Copy each line of the records that contains the word "chart".
=== Data ===
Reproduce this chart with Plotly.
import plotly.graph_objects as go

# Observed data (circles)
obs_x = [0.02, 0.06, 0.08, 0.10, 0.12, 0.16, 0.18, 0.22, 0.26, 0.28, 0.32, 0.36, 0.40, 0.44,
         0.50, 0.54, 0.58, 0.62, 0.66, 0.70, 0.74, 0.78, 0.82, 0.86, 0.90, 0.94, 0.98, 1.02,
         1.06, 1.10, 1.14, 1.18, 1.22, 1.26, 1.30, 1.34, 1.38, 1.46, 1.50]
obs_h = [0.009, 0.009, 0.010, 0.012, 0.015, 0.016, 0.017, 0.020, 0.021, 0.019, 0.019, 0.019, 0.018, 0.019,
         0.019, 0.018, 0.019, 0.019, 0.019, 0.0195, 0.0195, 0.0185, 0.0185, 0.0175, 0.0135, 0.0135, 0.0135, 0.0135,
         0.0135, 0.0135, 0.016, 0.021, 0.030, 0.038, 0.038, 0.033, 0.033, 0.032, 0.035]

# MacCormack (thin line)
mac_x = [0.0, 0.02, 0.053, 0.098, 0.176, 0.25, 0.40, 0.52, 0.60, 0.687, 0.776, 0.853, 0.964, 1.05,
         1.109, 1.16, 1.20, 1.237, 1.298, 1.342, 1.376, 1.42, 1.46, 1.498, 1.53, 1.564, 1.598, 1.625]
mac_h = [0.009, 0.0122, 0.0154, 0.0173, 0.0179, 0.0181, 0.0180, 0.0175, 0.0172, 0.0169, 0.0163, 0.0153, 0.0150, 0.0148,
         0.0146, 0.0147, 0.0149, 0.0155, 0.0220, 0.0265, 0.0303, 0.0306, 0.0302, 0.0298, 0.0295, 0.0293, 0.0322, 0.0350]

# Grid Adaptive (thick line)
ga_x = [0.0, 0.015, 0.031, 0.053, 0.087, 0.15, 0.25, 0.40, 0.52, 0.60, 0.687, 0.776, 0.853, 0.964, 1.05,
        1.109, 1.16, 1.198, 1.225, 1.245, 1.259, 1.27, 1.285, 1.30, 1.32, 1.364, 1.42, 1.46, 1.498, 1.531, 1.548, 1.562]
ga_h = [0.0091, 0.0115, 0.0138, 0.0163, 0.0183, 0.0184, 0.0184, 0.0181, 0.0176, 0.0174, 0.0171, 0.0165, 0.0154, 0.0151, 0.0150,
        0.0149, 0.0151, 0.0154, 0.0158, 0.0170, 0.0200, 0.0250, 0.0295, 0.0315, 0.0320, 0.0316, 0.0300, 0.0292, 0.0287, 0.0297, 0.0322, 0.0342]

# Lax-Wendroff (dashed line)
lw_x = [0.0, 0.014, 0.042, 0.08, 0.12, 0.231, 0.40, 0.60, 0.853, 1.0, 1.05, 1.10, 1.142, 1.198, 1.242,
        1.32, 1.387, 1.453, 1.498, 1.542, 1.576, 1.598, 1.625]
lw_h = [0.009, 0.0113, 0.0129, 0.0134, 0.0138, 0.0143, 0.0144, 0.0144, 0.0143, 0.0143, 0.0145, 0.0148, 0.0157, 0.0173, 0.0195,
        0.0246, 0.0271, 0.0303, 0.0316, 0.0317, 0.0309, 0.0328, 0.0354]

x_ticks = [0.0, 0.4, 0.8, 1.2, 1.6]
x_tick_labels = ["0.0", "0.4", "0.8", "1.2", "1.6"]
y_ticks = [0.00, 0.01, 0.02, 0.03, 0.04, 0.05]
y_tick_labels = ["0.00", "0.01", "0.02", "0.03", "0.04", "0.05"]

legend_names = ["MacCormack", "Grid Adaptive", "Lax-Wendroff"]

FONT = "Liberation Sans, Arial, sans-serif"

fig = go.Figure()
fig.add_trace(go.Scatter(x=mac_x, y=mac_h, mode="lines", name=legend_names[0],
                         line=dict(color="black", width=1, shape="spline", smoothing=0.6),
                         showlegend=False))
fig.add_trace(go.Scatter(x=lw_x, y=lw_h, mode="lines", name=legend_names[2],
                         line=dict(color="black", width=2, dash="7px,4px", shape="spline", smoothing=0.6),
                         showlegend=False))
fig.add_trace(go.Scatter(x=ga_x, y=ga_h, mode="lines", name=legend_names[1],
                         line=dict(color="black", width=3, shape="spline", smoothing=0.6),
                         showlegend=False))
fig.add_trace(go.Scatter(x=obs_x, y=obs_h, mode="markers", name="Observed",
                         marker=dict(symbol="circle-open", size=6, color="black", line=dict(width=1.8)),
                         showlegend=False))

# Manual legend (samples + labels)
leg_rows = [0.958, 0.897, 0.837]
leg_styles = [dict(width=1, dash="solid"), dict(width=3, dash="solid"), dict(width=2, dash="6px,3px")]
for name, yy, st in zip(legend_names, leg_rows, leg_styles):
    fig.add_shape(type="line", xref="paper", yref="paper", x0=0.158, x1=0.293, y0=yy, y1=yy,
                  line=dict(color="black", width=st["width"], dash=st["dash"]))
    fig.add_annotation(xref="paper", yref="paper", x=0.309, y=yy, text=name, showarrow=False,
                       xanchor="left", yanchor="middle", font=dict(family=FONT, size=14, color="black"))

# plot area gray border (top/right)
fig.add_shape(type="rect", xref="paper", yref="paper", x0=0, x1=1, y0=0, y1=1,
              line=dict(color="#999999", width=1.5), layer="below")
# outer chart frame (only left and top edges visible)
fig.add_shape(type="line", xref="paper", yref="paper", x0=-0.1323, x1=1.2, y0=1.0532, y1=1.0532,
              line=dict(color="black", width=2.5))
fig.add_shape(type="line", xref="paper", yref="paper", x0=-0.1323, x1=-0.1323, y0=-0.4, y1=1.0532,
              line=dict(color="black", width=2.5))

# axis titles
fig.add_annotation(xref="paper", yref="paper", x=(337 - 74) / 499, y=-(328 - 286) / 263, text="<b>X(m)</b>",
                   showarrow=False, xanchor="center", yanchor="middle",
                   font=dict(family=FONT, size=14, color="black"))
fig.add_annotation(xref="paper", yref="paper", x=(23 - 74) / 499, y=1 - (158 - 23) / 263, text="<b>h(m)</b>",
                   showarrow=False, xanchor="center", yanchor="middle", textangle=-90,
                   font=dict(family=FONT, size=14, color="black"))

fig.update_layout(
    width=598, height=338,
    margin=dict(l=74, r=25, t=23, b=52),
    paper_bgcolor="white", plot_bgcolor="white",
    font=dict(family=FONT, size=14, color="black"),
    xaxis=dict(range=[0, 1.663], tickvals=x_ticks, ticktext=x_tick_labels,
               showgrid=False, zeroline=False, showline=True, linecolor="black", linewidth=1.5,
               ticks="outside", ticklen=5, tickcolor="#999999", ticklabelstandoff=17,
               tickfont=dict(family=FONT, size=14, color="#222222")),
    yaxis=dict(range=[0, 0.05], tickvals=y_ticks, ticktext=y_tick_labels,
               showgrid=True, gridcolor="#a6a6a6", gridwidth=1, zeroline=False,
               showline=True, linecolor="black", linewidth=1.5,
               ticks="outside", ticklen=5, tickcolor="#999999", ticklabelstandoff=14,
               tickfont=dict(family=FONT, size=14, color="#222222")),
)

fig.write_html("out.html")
===
=== Data ===
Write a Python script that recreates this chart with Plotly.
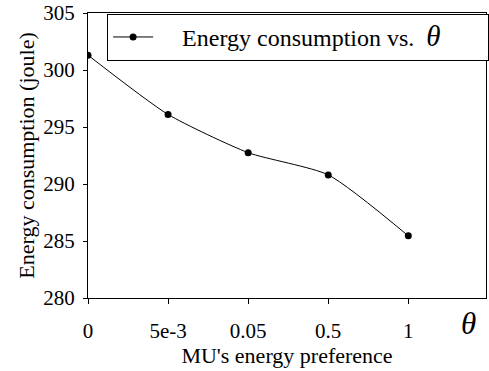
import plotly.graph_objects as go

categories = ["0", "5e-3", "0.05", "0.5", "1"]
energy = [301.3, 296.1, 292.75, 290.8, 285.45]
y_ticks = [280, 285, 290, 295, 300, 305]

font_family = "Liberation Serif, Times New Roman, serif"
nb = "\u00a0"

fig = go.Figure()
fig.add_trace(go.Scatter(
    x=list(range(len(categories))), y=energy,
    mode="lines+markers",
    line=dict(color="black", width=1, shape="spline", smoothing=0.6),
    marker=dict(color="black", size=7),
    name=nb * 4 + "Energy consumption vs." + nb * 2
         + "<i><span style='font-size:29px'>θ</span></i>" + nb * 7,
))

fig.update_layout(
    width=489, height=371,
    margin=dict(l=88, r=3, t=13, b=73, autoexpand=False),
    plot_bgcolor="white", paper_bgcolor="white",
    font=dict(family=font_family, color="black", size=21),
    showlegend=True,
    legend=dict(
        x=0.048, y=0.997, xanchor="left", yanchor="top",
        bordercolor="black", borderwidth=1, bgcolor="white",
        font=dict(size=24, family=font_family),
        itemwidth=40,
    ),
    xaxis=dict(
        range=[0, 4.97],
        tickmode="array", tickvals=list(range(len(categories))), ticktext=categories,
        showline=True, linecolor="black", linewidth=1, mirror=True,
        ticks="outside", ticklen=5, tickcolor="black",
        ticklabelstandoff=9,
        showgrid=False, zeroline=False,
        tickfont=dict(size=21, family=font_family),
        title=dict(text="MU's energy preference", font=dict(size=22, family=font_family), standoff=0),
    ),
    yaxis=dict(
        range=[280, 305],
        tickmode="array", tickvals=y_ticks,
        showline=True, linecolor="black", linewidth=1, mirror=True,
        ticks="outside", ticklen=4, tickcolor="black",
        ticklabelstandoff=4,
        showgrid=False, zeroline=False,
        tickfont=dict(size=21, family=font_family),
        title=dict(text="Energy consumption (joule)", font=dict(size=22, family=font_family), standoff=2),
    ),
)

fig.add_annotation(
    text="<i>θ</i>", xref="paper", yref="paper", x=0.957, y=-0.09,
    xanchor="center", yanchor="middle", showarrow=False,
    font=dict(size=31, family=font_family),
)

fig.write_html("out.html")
===
Written solution:
Reproduce this chart with Plotly.
# outer chart frame (only left and top edges visible)
Write a Python script that recreates this chart with Plotly.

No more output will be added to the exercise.